= 2024 Alabama elections =

General election in Alabama during November 2024

A general election was held in the U.S. state of Alabama on November 5, 2024. The primary elections for all offices was held on March 5, 2024. The deadline to register to vote was October 21, 2024.

==Ballot measures==
Two statewide ballot measures appeared on the ballot in Alabama: one in March and one in November. The first measure was narrowly defeated while the second one was approved overwhelmingly.

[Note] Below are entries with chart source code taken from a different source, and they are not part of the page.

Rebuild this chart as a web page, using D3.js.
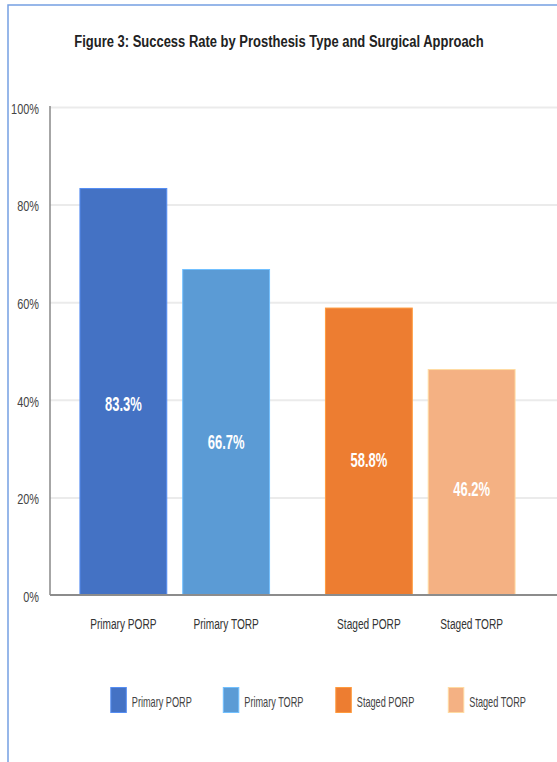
<!DOCTYPE html>
<html>
<head>
<meta charset="utf-8">
<script src="https://cdn.jsdelivr.net/npm/d3@7"></script>
<style>
  html, body { margin: 0; padding: 0; background: #fff; }
  svg { display: block; font-family: "Liberation Sans", Arial, sans-serif; }
</style>
</head>
<body>
<div id="chart"></div>
<script>
// ---- data ----
const categories = ["Primary PORP", "Primary TORP", "Staged PORP", "Staged TORP"];
const approaches = ["Primary", "Staged"];
const prostheses = ["PORP", "TORP"];
const successRates = [83.3, 66.7, 58.8, 46.2];
const yTicks = [0, 20, 40, 60, 80, 100];
const barColors = ["#4472C4", "#5B9BD5", "#ED7D31", "#F4B183"];
const chartTitle = "Figure 3: Success Rate by Prosthesis Type and Surgical Approach";

// ---- layout ----
const W = 557, H = 762;
const plot = { left: 50, top: 107, bottom: 595 };

const rows = categories.map((name, i) => {
  const [approach, prosthesis] = name.split(" ");
  return { name, approach, prosthesis, value: successRates[i], color: barColors[i] };
});

const svg = d3.select("#chart").append("svg")
  .attr("width", W).attr("height", H);

// condense text horizontally about its anchor point
function squeeze(sel, k) {
  sel.each(function () {
    const t = d3.select(this);
    const x = +t.attr("x") || 0, yy = +t.attr("y") || 0;
    t.attr("x", 0).attr("y", 0)
      .attr("transform", `translate(${x},${yy}) scale(${k},1)`);
  });
}

// frame lines (top and left)
svg.append("path")
  .attr("d", `M8,${H} L8,5 L${W},5`)
  .attr("fill", "none")
  .attr("stroke", "#76a0e2")
  .attr("stroke-width", 1.5);

// scales
const y = d3.scaleLinear().domain([0, 100]).range([plot.bottom, plot.top]);
const x0 = d3.scaleBand().domain(approaches).range([52, 543])
  .paddingInner(0.2276).paddingOuter(0.1138);
const x1 = d3.scaleBand().domain(prostheses).range([0, x0.bandwidth()])
  .paddingInner(0.155);
const barX = d => x0(d.approach) + x1(d.prosthesis);
const barCenter = d => barX(d) + x1.bandwidth() / 2;

// gridlines
const grid = svg.append("g")
  .attr("transform", `translate(${plot.left},0)`)
  .call(d3.axisLeft(y).tickValues(yTicks.slice(1)).tickSize(-(W - plot.left)).tickFormat(""));
grid.select(".domain").remove();
grid.selectAll("line").attr("stroke", "#ebebeb").attr("stroke-width", 2);

// y tick labels
const yAxis = svg.append("g")
  .attr("transform", `translate(${plot.left},0)`)
  .call(d3.axisLeft(y).tickValues(yTicks).tickSize(0).tickPadding(11).tickFormat(d => d + "%"));
yAxis.select(".domain").remove();
yAxis.selectAll("text")
  .attr("font-size", 14)
  .attr("font-family", "Liberation Sans, Arial, sans-serif")
  .attr("fill", "#444")
  .attr("dy", "0.45em")
  .call(squeeze, 0.78);

// bars
svg.append("g").selectAll("rect").data(rows).join("rect")
  .attr("x", barX)
  .attr("y", d => y(d.value))
  .attr("width", x1.bandwidth())
  .attr("height", d => y(0) - y(d.value))
  .attr("fill", d => d.color)
  .attr("stroke", d => d3.color(d.color).brighter(0.6))
  .attr("stroke-width", 1);

// axis lines
svg.append("line")
  .attr("x1", plot.left).attr("x2", plot.left)
  .attr("y1", y(100) - 1).attr("y2", y(0))
  .attr("stroke", "#888").attr("stroke-width", 1.5);
svg.append("line")
  .attr("x1", plot.left).attr("x2", W)
  .attr("y1", y(0)).attr("y2", y(0))
  .attr("stroke", "#8c8c8c").attr("stroke-width", 2);

// value labels inside bars
svg.append("g").selectAll("text").data(rows).join("text")
  .attr("x", barCenter)
  .attr("y", d => y(d.value * 0.47))
  .attr("dy", "0.35em")
  .attr("text-anchor", "middle")
  .attr("font-size", 20)
  .attr("font-weight", "bold")
  .attr("fill", "#fff")
  .text(d => d.value.toFixed(1) + "%")
  .call(squeeze, 0.65);

// category labels
svg.append("g").selectAll("text").data(rows).join("text")
  .attr("x", barCenter)
  .attr("y", 628.5)
  .attr("text-anchor", "middle")
  .attr("font-size", 15)
  .attr("fill", "#333")
  .text(d => d.name)
  .call(squeeze, 0.675);

// title, condensed to a fixed run width
const titleText = svg.append("text")
  .attr("x", 279).attr("y", 46.5)
  .attr("text-anchor", "middle")
  .attr("font-size", 17)
  .attr("font-weight", "bold")
  .attr("fill", "#222")
  .text(chartTitle);
titleText.call(squeeze, 410 / titleText.node().getComputedTextLength());

// legend
const legendX = d3.scalePoint().domain(categories).range([110.8, 448.3]);
const legend = svg.append("g").selectAll("g").data(rows).join("g")
  .attr("transform", d => `translate(${legendX(d.name)},687.5)`);
legend.append("rect")
  .attr("width", 15.5).attr("height", 25)
  .attr("fill", d => d.color)
  .attr("stroke", d => d3.color(d.color).brighter(0.6))
  .attr("stroke-width", 1);
legend.append("text")
  .attr("x", 21).attr("y", 19.5)
  .attr("font-size", 14)
  .attr("fill", "#444")
  .text(d => d.name)
  .call(squeeze, 0.654);
</script>
</body>
</html>
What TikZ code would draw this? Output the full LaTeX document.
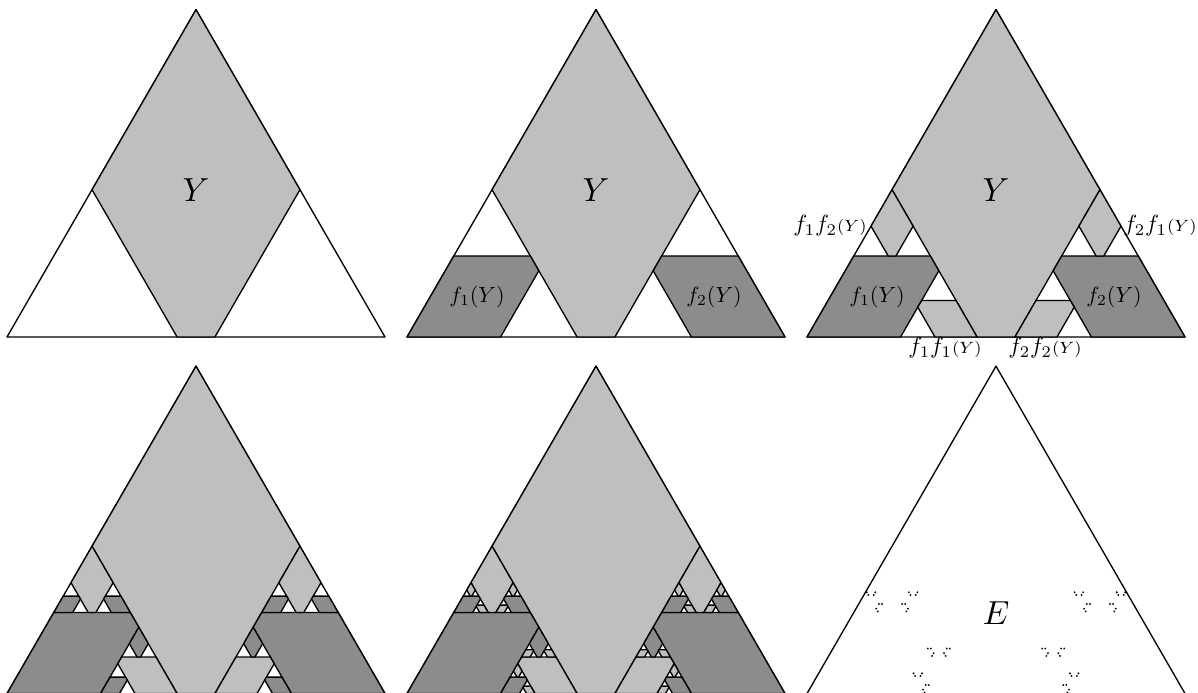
\documentclass[tikz,border=0pt]{standalone}
\definecolor{lightpiece}{gray}{0.75}
\definecolor{darkpiece}{gray}{0.55}
\tikzset{
  mapone/.style={cm={-0.225,0.38971,-0.38971,-0.225,(0.45,0)}},
  maptwo/.style={cm={-0.225,-0.38971,0.38971,-0.225,(0.775,0.38971)}},
  unit/.style={x=113.4pt,y=113.4pt},
  outline/.style={line width=0.4pt,line join=round},
  biglabel/.style={inner sep=0pt},
  midlabel/.style={inner sep=0pt,scale=0.66},
  smalllabel/.style={inner sep=0pt,scale=0.7}
}
% one piece Y of the triangle, then its images down to level #2
\newcommand{\drawY}[2]{%
  \ifodd#1\relax\def\ytone{darkpiece}\else\def\ytone{lightpiece}\fi
  \filldraw[outline,fill=\ytone] (0.5,0.866) -- (0.225,0.38971) -- (0.45,0) -- (0.55,0) -- (0.775,0.38971) -- cycle;
  \ifnum#1<#2\relax
    \begin{scope}[mapone]\drawY{\the\numexpr#1+1\relax}{#2}\end{scope}
    \begin{scope}[maptwo]\drawY{\the\numexpr#1+1\relax}{#2}\end{scope}
  \fi}
% small dots at level #2
\newcommand{\drawdust}[2]{%
  \ifnum#1<#2\relax
    \begin{scope}[mapone]\drawdust{\the\numexpr#1+1\relax}{#2}\end{scope}
    \begin{scope}[maptwo]\drawdust{\the\numexpr#1+1\relax}{#2}\end{scope}
  \else
    \fill (0.5,0.159) circle (0.33);
  \fi}
\newcommand{\drawT}{\draw[outline] (0,0) -- (1,0) -- (0.5,0.866) -- cycle;}
\newcommand{\drawsides}{\draw[outline] (0,0) -- (0.5,0.866) -- (1,0);}
\begin{document}
\begin{tikzpicture}[x=0.3pt,y=0.3pt]
\clip (0,0) rectangle (1198,692);
\begin{scope}[shift={(7,355)},unit]
\drawT \drawY{0}{0}
\end{scope}
\begin{scope}[shift={(407,355)},unit]
\drawT \drawY{0}{1}
\end{scope}
\begin{scope}[shift={(807,355)},unit]
\drawT \drawY{0}{2}
\end{scope}
\begin{scope}[shift={(7,-1.5)},unit]
\drawsides \drawY{0}{3}
\end{scope}
\begin{scope}[shift={(407,-1.5)},unit]
\drawsides \drawY{0}{4}
\end{scope}
\begin{scope}[shift={(807,-1.5)},unit]
\drawsides \drawdust{0}{6}
\end{scope}
\node[biglabel] (y1) at (196,502) {$Y$};
\node[biglabel] (y2) at (596,502) {$Y$};
\node[biglabel] (y3) at (996,502) {$Y$};
\node[biglabel] (e) at (996,79) {$E$};
\node[midlabel] (a1) at (477,395) {$f_1(Y)$};
\node[midlabel] (a2) at (714,395) {$f_2(Y)$};
\node[midlabel] (b1) at (877,395) {$f_1(Y)$};
\node[midlabel] (b2) at (1114,395) {$f_2(Y)$};
\node[smalllabel] (c1) at (830,466) {$f_1f_2\scriptstyle(Y)$};
\node[smalllabel] (c2) at (1160,466) {$f_2f_1\scriptstyle(Y)$};
\node[smalllabel] (c3) at (945,344) {$f_1f_1\scriptstyle(Y)$};
\node[smalllabel] (c4) at (1045,344) {$f_2f_2\scriptstyle(Y)$};
\end{tikzpicture}
\end{document}
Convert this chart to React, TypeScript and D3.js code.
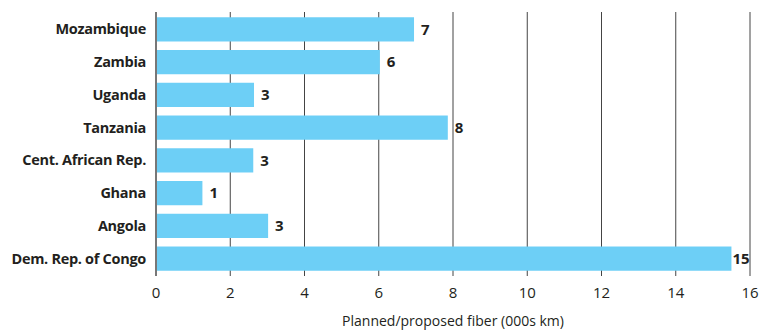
import React from "react";
import * as d3 from "d3";

const countries = [
  "Mozambique",
  "Zambia",
  "Uganda",
  "Tanzania",
  "Cent. African Rep.",
  "Ghana",
  "Angola",
  "Dem. Rep. of Congo",
];
const fiberKm = [6.95, 6.03, 2.64, 7.86, 2.62, 1.25, 3.02, 15.5];
const valueLabels = ["7", "6", "3", "8", "3", "1", "3", "15"];
const xTickValues = [0, 2, 4, 6, 8, 10, 12, 14, 16];

const width = 767;
const height = 330;
const margin = { top: 12, right: 16, bottom: 54, left: 156 };
const font = "'Open Sans', sans-serif";
const ink = "#231f20";

const App: React.FC = () => {
  const innerW = width - margin.left - margin.right;
  const innerH = height - margin.top - margin.bottom;

  const x = d3.scaleLinear().domain([0, 16]).range([0, innerW - 1]);
  const y = d3
    .scaleBand<string>()
    .domain(countries)
    .range([1, innerH - 1])
    .paddingInner(0.26)
    .paddingOuter(0.13);

  return (
    <svg
      width={width}
      height={height}
      style={{ position: "absolute", left: 0, top: 0, background: "#fff" }}
    >
      <g transform={`translate(${margin.left},${margin.top})`}>
        {/* grid lines, also serve as ticks */}
        {xTickValues.map((t) => (
          <line
            key={t}
            x1={x(t)}
            x2={x(t)}
            y1={0}
            y2={innerH}
            stroke={t === 0 ? "#555" : "#444"}
            strokeWidth={t === 0 ? 1.6 : 1}
          />
        ))}

        {/* bars */}
        {countries.map((c, i) => (
          <rect
            key={c}
            x={x(0) + 1}
            y={y(c)}
            width={x(fiberKm[i]) - x(0) - 1}
            height={y.bandwidth()}
            fill="#6dcff6"
          />
        ))}

        {/* value labels */}
        {countries.map((c, i) => (
          <text
            key={c}
            x={x(fiberKm[i]) + (fiberKm[i] > 15 ? 1 : 7)}
            y={(y(c) ?? 0) + y.bandwidth() / 2}
            dy="0.35em"
            fontFamily={font}
            fontWeight={700}
            fontSize={15}
            fill={ink}
          >
            {valueLabels[i]}
          </text>
        ))}

        {/* category labels */}
        {countries.map((c) => (
          <text
            key={c}
            x={-10}
            y={(y(c) ?? 0) + y.bandwidth() / 2}
            dy="0.35em"
            textAnchor="end"
            fontFamily={font}
            fontWeight={700}
            fontSize={14.5}
            letterSpacing={-0.3}
            fill={ink}
          >
            {c}
          </text>
        ))}

        {/* x tick labels */}
        {xTickValues.map((t) => (
          <text
            key={t}
            x={x(t)}
            y={innerH + 17}
            dy="0.35em"
            textAnchor="middle"
            fontFamily={font}
            fontSize={15}
            fill={ink}
          >
            {t}
          </text>
        ))}

        <text
          x={x(8)}
          y={innerH + 45}
          dy="0.35em"
          textAnchor="middle"
          fontFamily={font}
          fontSize={14}
          fill={ink}
        >
          Planned/proposed fiber (000s km)
        </text>
      </g>
    </svg>
  );
};

export default App;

===March 2024 Amendment===

Results by county

The Exempt Local Bills from Budget Isolation Resolution Amendment would exempt local laws or local constitutional amendments from the budget isolation resolution process.

Amendment 1 (March)
| Choice |  | Votes | % |
|---|---|---|---|
| For |  | 341,515 | 48.69 |
| Against |  | 359,850 | 51.31 |
| Total |  | 701,365 | 100.00 |

===November 2024 Amendment===

Results by county

The Allow Franklin County Board of Education to Manage, Sell, or Lease Land in the Franklin County School System Amendment would authorize the Franklin County Board of Education to manage, sell, or lease lands and natural resources within the Franklin County School System located in Walker and Fayette counties.

Amendment 1 (November)
| Choice |  | Votes | % |
|---|---|---|---|
| For |  | 1,159,794 | 74.37 |
| Against |  | 399,640 | 25.63 |
| Total |  | 1,559,434 | 100.00 |

==Local==
Local elections are held in each county to elect members of the local Boards of Education, county commissions, and circuit court positions.